WHAT THE TASK REQUIRES:
Make an exact copy, from the records below, of the lines from the line containing "Emit a Python" to the line containing "samples = ['BVO', '1%W:BVO', '2%W:BVO', '3%W:BVO']", both lines included, excluding pictures.

Charts and diagrams as code:
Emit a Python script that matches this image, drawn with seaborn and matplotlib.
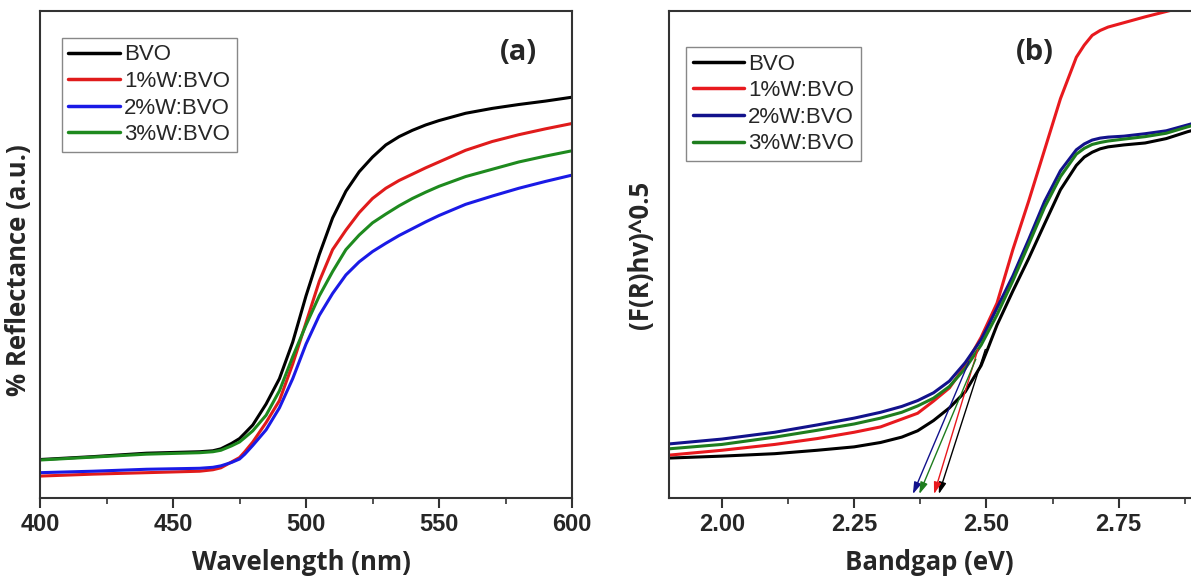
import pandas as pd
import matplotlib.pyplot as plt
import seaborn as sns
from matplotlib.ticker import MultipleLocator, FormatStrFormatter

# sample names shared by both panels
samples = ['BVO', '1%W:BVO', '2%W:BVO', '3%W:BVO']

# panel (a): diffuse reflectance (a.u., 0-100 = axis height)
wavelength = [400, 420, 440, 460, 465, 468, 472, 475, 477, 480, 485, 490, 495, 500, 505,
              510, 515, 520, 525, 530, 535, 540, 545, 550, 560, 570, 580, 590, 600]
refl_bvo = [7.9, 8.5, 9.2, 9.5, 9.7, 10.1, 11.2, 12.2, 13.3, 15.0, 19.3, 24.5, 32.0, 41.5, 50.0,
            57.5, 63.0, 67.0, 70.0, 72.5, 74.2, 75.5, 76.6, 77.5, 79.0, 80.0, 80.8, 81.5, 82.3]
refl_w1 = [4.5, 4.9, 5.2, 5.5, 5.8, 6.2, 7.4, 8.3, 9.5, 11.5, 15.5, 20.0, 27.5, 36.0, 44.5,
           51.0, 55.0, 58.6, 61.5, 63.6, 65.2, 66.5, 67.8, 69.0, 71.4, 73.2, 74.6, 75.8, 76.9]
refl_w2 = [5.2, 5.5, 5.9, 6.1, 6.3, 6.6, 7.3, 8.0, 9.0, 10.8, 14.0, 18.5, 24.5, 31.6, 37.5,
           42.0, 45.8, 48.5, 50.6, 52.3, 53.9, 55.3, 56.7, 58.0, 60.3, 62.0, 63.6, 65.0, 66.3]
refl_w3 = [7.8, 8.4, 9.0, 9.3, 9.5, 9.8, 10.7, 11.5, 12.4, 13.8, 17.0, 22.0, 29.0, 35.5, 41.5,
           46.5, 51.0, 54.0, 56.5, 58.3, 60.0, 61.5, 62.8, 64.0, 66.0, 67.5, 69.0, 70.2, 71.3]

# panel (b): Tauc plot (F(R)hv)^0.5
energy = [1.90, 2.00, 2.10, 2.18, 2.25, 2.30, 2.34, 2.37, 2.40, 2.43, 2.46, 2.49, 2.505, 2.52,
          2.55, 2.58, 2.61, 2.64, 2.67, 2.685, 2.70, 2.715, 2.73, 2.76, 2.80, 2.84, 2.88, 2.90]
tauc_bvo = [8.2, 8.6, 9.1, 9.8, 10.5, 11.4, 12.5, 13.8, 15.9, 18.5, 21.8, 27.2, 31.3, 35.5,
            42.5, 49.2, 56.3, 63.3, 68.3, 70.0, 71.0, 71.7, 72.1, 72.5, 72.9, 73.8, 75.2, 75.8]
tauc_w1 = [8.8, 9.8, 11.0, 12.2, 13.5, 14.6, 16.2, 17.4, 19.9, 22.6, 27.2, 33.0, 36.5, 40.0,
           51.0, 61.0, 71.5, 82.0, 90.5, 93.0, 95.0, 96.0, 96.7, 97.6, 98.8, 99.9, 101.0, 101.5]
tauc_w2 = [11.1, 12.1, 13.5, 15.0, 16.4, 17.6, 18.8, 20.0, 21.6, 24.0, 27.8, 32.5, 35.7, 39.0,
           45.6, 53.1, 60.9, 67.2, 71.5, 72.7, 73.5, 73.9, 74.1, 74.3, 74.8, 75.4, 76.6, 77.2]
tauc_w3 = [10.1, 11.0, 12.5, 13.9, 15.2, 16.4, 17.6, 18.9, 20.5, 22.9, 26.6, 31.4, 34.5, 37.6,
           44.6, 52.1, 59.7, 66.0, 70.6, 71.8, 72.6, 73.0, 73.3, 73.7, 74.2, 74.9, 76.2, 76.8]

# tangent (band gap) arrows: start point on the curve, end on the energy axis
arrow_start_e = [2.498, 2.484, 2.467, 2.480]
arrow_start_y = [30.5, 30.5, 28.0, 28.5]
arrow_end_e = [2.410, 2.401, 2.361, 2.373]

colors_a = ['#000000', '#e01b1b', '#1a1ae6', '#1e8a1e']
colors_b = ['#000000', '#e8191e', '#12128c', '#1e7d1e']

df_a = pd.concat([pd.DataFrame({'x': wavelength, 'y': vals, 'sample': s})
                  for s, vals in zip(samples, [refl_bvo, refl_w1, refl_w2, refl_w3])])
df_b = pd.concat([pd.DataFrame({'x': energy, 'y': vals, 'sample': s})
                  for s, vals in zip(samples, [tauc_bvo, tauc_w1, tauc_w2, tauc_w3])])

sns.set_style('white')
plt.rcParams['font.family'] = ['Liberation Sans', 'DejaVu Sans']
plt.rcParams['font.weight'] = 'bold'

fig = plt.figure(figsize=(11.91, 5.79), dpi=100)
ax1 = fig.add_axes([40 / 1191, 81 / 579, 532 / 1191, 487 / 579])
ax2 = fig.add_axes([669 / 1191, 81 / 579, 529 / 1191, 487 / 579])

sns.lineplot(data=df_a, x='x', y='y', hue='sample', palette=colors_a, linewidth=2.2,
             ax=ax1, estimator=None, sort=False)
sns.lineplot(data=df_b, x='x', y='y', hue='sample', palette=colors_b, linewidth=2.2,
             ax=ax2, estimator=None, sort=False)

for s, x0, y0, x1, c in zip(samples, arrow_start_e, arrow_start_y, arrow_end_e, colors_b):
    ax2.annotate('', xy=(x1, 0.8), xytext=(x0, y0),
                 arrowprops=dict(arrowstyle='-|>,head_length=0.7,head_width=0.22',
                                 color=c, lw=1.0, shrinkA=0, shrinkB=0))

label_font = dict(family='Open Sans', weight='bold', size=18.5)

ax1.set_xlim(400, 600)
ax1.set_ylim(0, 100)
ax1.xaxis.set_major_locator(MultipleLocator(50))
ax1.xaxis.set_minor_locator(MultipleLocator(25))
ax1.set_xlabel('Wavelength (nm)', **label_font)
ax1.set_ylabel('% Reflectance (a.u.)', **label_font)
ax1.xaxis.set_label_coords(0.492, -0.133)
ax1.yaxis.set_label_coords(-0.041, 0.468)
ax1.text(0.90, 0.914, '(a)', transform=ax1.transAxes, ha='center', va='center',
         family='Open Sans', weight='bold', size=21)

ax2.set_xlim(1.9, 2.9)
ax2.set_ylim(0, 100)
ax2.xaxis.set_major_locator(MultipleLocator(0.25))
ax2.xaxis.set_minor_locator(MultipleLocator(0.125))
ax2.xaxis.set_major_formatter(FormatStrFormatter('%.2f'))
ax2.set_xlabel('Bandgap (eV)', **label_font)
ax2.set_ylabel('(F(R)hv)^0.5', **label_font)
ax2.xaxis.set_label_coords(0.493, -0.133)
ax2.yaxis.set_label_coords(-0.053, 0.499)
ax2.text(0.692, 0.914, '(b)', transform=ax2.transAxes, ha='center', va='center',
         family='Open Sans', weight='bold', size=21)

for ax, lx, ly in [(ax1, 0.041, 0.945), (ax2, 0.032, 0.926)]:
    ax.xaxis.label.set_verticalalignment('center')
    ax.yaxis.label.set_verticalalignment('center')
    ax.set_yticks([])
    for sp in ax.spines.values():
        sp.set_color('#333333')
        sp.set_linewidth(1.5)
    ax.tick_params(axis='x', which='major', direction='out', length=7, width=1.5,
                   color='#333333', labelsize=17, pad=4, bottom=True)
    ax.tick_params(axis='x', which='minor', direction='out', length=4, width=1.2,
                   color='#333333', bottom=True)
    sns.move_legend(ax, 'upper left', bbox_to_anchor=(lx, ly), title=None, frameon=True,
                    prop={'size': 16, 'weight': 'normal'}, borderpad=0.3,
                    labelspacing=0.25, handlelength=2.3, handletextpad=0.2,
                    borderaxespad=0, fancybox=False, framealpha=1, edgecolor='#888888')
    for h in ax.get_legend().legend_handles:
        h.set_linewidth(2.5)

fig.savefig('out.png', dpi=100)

==

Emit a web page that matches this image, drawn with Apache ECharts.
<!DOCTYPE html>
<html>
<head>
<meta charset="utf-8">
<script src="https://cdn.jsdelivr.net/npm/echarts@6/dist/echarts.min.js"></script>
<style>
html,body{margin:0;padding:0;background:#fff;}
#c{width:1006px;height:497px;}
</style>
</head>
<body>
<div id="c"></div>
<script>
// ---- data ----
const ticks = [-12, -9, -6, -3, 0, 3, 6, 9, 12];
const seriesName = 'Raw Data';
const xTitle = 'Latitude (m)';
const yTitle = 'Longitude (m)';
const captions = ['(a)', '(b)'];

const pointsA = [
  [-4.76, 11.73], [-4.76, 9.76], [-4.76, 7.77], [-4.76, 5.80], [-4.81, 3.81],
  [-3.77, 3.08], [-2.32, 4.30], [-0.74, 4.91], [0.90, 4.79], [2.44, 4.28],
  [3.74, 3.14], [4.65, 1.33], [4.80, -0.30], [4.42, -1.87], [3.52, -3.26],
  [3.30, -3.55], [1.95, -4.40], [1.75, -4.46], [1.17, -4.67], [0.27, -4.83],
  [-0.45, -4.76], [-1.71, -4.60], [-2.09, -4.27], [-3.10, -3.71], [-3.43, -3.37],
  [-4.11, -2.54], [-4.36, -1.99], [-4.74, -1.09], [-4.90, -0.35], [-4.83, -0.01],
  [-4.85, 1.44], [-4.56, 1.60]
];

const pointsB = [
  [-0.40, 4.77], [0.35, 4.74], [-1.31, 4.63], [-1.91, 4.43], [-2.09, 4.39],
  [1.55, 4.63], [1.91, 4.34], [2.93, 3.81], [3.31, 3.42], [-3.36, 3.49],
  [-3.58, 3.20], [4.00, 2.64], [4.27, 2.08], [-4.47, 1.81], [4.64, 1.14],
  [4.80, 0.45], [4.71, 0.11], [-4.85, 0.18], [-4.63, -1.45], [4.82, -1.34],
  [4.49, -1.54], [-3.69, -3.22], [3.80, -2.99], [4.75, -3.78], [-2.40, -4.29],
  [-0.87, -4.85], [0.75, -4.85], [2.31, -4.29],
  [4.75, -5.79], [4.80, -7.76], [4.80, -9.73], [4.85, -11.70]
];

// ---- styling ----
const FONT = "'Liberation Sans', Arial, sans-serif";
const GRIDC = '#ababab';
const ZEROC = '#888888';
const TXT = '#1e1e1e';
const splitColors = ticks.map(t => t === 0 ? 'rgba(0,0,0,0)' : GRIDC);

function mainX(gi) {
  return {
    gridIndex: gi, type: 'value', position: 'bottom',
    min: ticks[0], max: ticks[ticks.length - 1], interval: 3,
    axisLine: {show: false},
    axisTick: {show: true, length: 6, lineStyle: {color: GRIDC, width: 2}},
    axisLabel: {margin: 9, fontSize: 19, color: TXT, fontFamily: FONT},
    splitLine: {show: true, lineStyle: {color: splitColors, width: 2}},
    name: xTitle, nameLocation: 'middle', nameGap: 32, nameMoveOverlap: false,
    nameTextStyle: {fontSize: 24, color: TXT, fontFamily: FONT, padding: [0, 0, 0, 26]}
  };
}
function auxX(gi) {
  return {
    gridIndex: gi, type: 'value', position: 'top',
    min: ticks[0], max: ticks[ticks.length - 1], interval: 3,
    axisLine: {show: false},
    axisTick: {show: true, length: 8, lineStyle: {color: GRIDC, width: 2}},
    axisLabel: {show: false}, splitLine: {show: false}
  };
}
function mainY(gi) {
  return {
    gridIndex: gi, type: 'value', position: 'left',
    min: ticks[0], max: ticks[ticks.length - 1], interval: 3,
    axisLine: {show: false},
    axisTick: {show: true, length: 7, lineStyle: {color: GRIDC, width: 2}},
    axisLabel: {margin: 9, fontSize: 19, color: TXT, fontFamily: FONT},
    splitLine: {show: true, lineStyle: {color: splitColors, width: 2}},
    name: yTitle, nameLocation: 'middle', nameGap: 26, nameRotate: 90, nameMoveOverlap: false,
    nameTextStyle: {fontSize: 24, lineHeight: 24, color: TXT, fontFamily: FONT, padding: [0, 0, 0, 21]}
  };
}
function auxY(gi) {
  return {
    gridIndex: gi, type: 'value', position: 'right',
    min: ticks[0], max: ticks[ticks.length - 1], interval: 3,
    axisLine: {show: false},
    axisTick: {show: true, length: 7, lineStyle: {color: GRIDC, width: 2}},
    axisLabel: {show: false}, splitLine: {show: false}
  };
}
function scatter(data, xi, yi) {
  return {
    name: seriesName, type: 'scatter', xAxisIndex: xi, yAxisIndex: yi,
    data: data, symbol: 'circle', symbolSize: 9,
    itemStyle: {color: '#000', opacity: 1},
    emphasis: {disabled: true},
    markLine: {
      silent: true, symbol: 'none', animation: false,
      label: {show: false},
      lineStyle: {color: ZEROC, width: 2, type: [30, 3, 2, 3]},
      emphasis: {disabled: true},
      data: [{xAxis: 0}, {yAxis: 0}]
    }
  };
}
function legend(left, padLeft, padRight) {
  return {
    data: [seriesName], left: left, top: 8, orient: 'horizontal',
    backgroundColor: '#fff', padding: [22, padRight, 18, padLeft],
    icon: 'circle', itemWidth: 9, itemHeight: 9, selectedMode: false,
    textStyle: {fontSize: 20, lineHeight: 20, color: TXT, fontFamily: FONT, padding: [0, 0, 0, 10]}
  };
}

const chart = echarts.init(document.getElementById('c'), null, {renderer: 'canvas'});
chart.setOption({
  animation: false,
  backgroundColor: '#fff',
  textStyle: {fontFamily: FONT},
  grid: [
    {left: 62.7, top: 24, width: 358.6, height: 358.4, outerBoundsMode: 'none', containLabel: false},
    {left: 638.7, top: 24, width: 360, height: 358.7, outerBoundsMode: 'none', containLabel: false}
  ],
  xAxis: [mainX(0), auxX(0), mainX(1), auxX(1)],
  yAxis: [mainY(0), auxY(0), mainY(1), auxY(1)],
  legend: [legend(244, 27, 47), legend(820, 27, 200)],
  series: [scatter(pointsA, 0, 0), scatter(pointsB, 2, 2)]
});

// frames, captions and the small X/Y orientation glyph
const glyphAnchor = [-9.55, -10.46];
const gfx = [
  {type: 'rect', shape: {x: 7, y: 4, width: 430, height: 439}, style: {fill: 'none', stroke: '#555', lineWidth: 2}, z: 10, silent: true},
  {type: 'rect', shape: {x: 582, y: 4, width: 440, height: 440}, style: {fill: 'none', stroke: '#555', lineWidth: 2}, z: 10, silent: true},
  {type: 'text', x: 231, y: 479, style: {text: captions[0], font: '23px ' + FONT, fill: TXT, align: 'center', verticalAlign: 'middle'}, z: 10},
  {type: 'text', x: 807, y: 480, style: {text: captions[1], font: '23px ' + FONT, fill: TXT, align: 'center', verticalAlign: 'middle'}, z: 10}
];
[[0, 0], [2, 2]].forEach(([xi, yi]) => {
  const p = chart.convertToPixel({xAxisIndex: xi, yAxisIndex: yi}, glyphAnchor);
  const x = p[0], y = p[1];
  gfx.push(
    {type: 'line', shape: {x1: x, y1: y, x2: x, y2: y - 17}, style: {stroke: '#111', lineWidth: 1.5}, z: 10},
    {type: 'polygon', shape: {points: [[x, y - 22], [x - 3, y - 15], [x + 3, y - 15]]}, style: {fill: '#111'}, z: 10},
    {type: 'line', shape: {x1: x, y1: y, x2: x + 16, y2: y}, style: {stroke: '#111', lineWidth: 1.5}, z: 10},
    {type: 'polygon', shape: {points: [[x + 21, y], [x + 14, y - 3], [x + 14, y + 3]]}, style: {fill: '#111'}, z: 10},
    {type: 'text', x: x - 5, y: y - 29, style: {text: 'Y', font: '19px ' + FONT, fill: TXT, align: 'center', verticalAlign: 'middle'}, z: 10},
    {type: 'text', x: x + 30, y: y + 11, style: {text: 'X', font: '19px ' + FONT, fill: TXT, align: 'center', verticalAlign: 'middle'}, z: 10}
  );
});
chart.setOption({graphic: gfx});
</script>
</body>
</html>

EXERCISE SOLUTION:
Emit a Python script that matches this image, drawn with seaborn and matplotlib.
import pandas as pd
import matplotlib.pyplot as plt
import seaborn as sns
from matplotlib.ticker import MultipleLocator, FormatStrFormatter

# sample names shared by both panels
samples = ['BVO', '1%W:BVO', '2%W:BVO', '3%W:BVO']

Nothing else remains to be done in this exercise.